The report being launched this evening contains 46 recommendations and includes a draft Criminal Law (Defences) Bill 2009.

The commission also recommends reform of the law so that a person who has suffered from cumulative violence over a period can claim they were provoked. Provocation is already a defence against the charge of murder in criminal law, but refers to the specific incident.

Among the areas the report covers are self defence, defence of the dwelling, the use of force, the use of force in law enforcement, provocation and the defences of “duress” and “necessity”.

It recommends that self-defence should be renamed legitimate defence.

It will indicate that a person is justified in using force against unlawful attack in certain situations to protect themselves, their family or other people and their home.

It will contain a threshold specifying how serious the unlawful attack must be before defensive force can be used; that the attack must be immediate; the person must retreat if possible and the defensive force must be proportionate to the attack.

This will be decided on by considering whether a reasonable person would consider the response to be necessary and proportionate.

Under the commission’s proposals, if a person is defending his or her dwelling, the requirement to retreat would not apply. In this situation, if the attack is serious and immediate, and the force used is necessary and proportionate, a person would be acquitted of murder if the intruder was killed during the incident.

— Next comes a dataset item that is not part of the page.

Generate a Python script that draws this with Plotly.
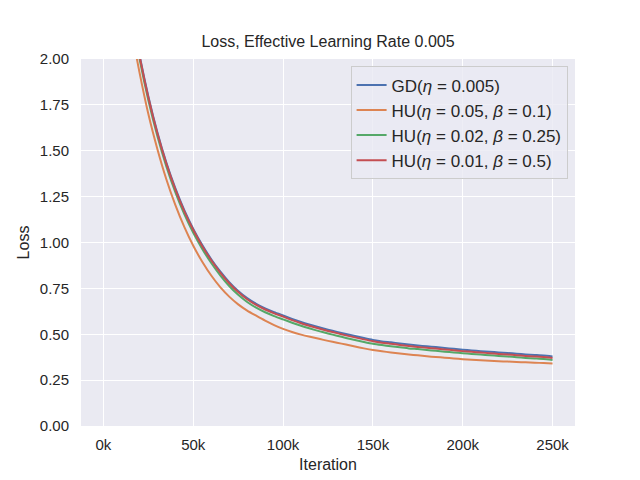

The report also develops the law on provocation, which allows a reduction of a charge from murder to manslaughter if a person who kills another is provoked into losing self-control by the actions of the other person.

The issue of whether a person could use lethal force in defending his or her home arose in the case of Co Mayo farmer Pádraig Nally, of Funshinaugh Cross, Claremorris, Co Mayo, who shot dead John “Frog” Ward in October 2004 in controversial circumstances.